Background information
- Born: Michael John Simmonds 31 January 1959 (age 67) Chesterfield, Derbyshire, England
- Genres: Progressive rock
- Occupations: Keyboardist, composer
- Instrument: Keyboards
- Years active: 1970s–present
- Website: Mickey Simmonds

= Mickey Simmonds =

Mickey Simmonds (born 31 January 1959) is an English session keyboardist, arranger and composer. He is best known for his work with progressive rock acts, Mike Oldfield, Renaissance, Camel and Fish. He has also worked with Joan Armatrading, Paul Young, The Rutles, Art Garfunkel, Kiki Dee, Mastermind, John Coghlan's Diesel Band, Elkie Brooks, Judie Tzuke, Imagination, Bucks Fizz, Jennifer Rush and The Bonzo Dog Doo-Dah Band, among others.

== Career ==
Simmonds has released three solo albums, The Shape of Rain (1996), The Seven Colours of Emptiness (2007) and Mickey Simmonds III (2021) which he describes as "a small homage to the late great Keith Emerson, sadly missed by me". He has also released Variations on Melodies of Mike Oldfield (2000), Lord of the Rings – The Two Towers (music inspired by) (2002), Lord of the Rings – Return of the King (music inspired by) (2004) and Bach for Dinner (unknown date)

Simmonds played on two albums: Islands (1987), and Heaven's Open (1991); one compilation: The Complete Mike Oldfield (1985), and toured with Mike 1983 -1993.

Having at one time been considered as a replacement for Mark Kelly in Marillion by the band's then-singer Fish, Simmonds was later chosen as the dominant co-writer on Fish's 1990 solo debut Vigil in a Wilderness of Mirrors. He also co-wrote all tracks on the follow-up album Internal Exile and performed on the tours promoting these albums. Fish described him as the musical director of his early solo years.
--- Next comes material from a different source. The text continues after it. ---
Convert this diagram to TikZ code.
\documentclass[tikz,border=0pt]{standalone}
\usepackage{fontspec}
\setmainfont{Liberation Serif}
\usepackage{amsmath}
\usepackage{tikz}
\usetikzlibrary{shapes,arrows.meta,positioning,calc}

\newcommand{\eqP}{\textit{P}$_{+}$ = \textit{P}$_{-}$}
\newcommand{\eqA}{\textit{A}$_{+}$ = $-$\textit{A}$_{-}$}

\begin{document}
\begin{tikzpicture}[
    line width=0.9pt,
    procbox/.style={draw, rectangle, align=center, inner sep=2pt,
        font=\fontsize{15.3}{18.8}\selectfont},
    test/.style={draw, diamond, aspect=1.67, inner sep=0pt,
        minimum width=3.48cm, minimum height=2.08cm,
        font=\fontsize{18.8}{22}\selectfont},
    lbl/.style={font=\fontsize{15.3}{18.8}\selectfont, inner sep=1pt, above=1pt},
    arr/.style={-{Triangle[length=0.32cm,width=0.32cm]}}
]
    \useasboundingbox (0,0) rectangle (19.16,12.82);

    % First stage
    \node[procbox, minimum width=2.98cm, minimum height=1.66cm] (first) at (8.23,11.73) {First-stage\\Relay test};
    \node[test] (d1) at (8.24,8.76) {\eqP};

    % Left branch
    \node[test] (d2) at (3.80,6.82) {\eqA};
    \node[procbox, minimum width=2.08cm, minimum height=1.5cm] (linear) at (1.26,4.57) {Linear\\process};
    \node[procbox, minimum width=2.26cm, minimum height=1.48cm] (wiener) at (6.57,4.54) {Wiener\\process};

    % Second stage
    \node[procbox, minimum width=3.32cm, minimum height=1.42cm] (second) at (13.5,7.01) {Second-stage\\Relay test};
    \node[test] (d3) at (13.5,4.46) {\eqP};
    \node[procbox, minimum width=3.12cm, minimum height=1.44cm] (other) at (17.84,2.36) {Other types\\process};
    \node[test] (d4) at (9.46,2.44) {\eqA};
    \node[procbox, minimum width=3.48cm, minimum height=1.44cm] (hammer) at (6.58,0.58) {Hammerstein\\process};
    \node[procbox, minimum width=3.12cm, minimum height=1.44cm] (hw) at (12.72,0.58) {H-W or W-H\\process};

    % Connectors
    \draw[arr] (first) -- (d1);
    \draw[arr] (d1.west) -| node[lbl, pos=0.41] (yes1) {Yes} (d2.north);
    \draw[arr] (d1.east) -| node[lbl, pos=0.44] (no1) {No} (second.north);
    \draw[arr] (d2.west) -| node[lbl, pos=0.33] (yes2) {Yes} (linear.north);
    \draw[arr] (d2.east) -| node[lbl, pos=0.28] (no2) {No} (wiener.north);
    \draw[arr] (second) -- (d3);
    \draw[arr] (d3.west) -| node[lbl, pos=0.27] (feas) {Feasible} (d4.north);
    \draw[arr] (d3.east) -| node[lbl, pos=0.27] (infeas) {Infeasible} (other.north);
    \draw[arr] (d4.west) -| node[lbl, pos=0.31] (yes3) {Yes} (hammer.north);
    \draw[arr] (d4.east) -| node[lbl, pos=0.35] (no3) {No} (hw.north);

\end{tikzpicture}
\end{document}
He left in 1992, but later returned for the tour promoting Sunsets on Empire (1997) and co-wrote two and performed on three tracks on Raingods with Zippos (1999).

Simmonds had a long-standing relationship with Neil Innes, hence The Rutles (including all the arrangements on Archaeology 1996) and The Bonzo Dog Doo-Dah Band, whose studio album Pour l'Amour des Chiens was co-produced by Simmonds & Innes.

Simmonds toured with Camel during the tour following the Dust and Dreams album release in 1992 (which had featured Ton Scherpenzeel on keyboards), performances of which appeared on the Camel live album Never Let Go (1993); he also played on the subsequent studio album Harbour of Tears (1996).

Simmonds appeared on Tuscany (2001) and the live album In the Land of the Rising Sun: Live in Japan 2002. Simmonds worked with the French band from Bordeaux XII Alfonso on The Lost Frontier (1996), Odyssées (1999), Claude Monet vol.2 1889–1904 (2005), Charles Darwin (Fall 2011).

==Personal life==
Simmonds currently resides in the village of Hersham. He has a wife, Sarah, two children, 2 granddaughters & a grandson.

== Influences ==
As influences, he cites progressive rock acts such as early Genesis, Emerson, Lake & Palmer and Pink Floyd.